RAW DATA.
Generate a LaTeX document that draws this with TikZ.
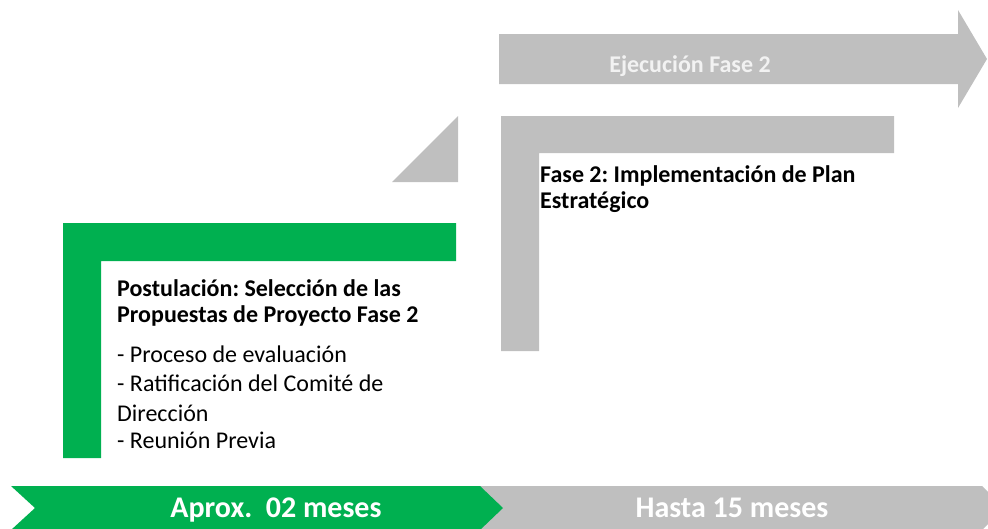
\documentclass[tikz,border=0pt]{standalone}
\usepackage{fontspec}
\setmainfont{Carlito}
\frenchspacing
\definecolor{pgreen}{HTML}{00B050}
\definecolor{pgray}{HTML}{BFBFBF}
\definecolor{ptext}{HTML}{F2F2F2}
\tikzset{
  greenshape/.style={fill=pgreen, draw=none},
  grayshape/.style={fill=pgray, draw=none},
  boxtitle/.style={anchor=base west, inner sep=0pt, font=\fontsize{24}{26}\selectfont\bfseries, text=black},
  boxitem/.style={anchor=base west, inner sep=0pt, font=\fontsize{24}{26}\selectfont, text=black},
  bandlabel/.style={anchor=base, inner sep=0pt, font=\fontsize{30}{32}\selectfont\bfseries, text=white},
  arrowlabel/.style={anchor=base, inner sep=0pt, font=\fontsize{24}{26}\selectfont\bfseries, text=ptext}
}
\begin{document}
\begin{tikzpicture}[x=1pt,y=-1pt]
\useasboundingbox (0,0) rectangle (988,528);
\clip (0,0) rectangle (988,528);
% top arrow
\fill[grayshape] (499,34) -- (958,34) -- (958,10) -- (987,59) -- (958,108) -- (958,84) -- (499,84) -- cycle;
\node[arrowlabel] (ejec) at (690,72) {Ejecución Fase 2};
% triangle
\fill[grayshape] (392,182) -- (458,116) -- (458,182) -- cycle;
% gray L
\fill[grayshape] (501,116) -- (894,116) -- (894,153) -- (539,153) -- (539,351) -- (501,351) -- cycle;
\node[boxtitle] (f2a) at (540,182) {Fase 2: Implementación de Plan};
\node[boxtitle] (f2b) at (540,208) {Estratégico};
% green L
\fill[greenshape] (63,223) -- (456,223) -- (456,261) -- (101,261) -- (101,458) -- (63,458) -- cycle;
\node[boxtitle] (pa) at (117,296) {Postulación: Selección de las};
\node[boxtitle] (pb) at (117,322) {Propuestas de Proyecto Fase 2};
\node[boxitem] (i1) at (117,362) {- Proceso de evaluación};
\node[boxitem] (i2) at (117,391) {- Ratificación del Comité de};
\node[boxitem] (i3) at (117,421) {Dirección};
\node[boxitem] (i4) at (117,448) {- Reunión Previa};
% bottom bands
\fill[grayshape] (470,486) -- (982,486) -- (1004,508) -- (982,530) -- (470,530) -- cycle;
\fill[greenshape] (11,486) -- (480,486) -- (503,508) -- (480,530) -- (11,530) -- (35,508) -- cycle;
\node[bandlabel] (aprox) at (276,517) {Aprox.\ \ 02 meses};
\node[bandlabel] (hasta) at (732,517) {Hasta 15 meses};
\end{tikzpicture}
\end{document}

REQUIRED TASK. Print the complete listing exactly, apart from any pictures.

WRITTEN ANSWER.
Generate a LaTeX document that draws this with TikZ.
\documentclass[tikz,border=0pt]{standalone}
\usepackage{fontspec}
\setmainfont{Carlito}
\frenchspacing
\definecolor{pgreen}{HTML}{00B050}
\definecolor{pgray}{HTML}{BFBFBF}
\definecolor{ptext}{HTML}{F2F2F2}
\tikzset{
  greenshape/.style={fill=pgreen, draw=none},
  grayshape/.style={fill=pgray, draw=none},
  boxtitle/.style={anchor=base west, inner sep=0pt, font=\fontsize{24}{26}\selectfont\bfseries, text=black},
  boxitem/.style={anchor=base west, inner sep=0pt, font=\fontsize{24}{26}\selectfont, text=black},
  bandlabel/.style={anchor=base, inner sep=0pt, font=\fontsize{30}{32}\selectfont\bfseries, text=white},
  arrowlabel/.style={anchor=base, inner sep=0pt, font=\fontsize{24}{26}\selectfont\bfseries, text=ptext}
}
\begin{document}
\begin{tikzpicture}[x=1pt,y=-1pt]
\useasboundingbox (0,0) rectangle (988,528);
\clip (0,0) rectangle (988,528);
% top arrow
\fill[grayshape] (499,34) -- (958,34) -- (958,10) -- (987,59) -- (958,108) -- (958,84) -- (499,84) -- cycle;
\node[arrowlabel] (ejec) at (690,72) {Ejecución Fase 2};
% triangle
\fill[grayshape] (392,182) -- (458,116) -- (458,182) -- cycle;
% gray L
\fill[grayshape] (501,116) -- (894,116) -- (894,153) -- (539,153) -- (539,351) -- (501,351) -- cycle;
\node[boxtitle] (f2a) at (540,182) {Fase 2: Implementación de Plan};
\node[boxtitle] (f2b) at (540,208) {Estratégico};
% green L
\fill[greenshape] (63,223) -- (456,223) -- (456,261) -- (101,261) -- (101,458) -- (63,458) -- cycle;
\node[boxtitle] (pa) at (117,296) {Postulación: Selección de las};
\node[boxtitle] (pb) at (117,322) {Propuestas de Proyecto Fase 2};
\node[boxitem] (i1) at (117,362) {- Proceso de evaluación};
\node[boxitem] (i2) at (117,391) {- Ratificación del Comité de};
\node[boxitem] (i3) at (117,421) {Dirección};
\node[boxitem] (i4) at (117,448) {- Reunión Previa};
% bottom bands
\fill[grayshape] (470,486) -- (982,486) -- (1004,508) -- (982,530) -- (470,530) -- cycle;
\fill[greenshape] (11,486) -- (480,486) -- (503,508) -- (480,530) -- (11,530) -- (35,508) -- cycle;
\node[bandlabel] (aprox) at (276,517) {Aprox.\ \ 02 meses};
\node[bandlabel] (hasta) at (732,517) {Hasta 15 meses};
\end{tikzpicture}
\end{document}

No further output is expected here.